Steady rain fell across the district over the weekend, following good falls a week earlier.
Some farmers recorded up to 70mm on the weekend and a further 140mm on Monday.
Cobargo dairy farmer John Jessop, whose dam was just a mere puddle when it was featured on the back back page of The Weekly Times last October, said the water was now only 91cm from the top of the 100-megalitre dam.
Describing Monday's rain as "just about ridiculous", he said his rainfall total for the past fortnight was nearing 500mm.
Happy with with the recent downpour, Mr Jessop said he hoped to "never" run out of water again, as he had recently had to resort to using town water to keep his dairy operation running.

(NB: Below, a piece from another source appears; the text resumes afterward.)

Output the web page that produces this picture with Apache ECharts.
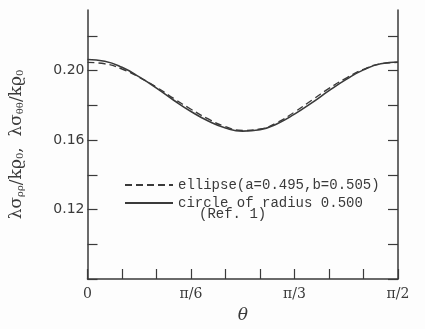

"You can't make money out of dust, but you can make money out of mud," he said.
Other farmers who stood on the side of dry-cracked dams in October when The Weekly Times visited the drought-ravaged region were Corunna farmers Geoff, Elizabeth and Graham Hopkins.
On Monday they had recorded up to 785mm for the month and were now bracing themselves for a post-flood clean-up.
Mr Hopkins said the rain had washed his fences away and a wooden bridge at their property entrance was 50cm under water. "We would have filled the South Australian lakes with what we got," he joked.
From November last year until early this month the Hopkins had carted all the water for their dairy and some for stock use.
Bega-based NSW Department of Industry and Investment agronomist, Hayden Kingston, said the district received 30-40mm on Friday and Saturday, but by mid-afternoon Sunday the rain was heavier.
He said 50mm was recorded on Sunday. By 11am on Monday another 30mm had fallen.
Some dairy farmers had already direct-drilled pastures after last weekend's rain.
But Mr Kingston said the rain would most likely not cause too much of a problem for them because of the "well draining" soil.
He said other farmers would be looking to sow pastures once the ground had dried.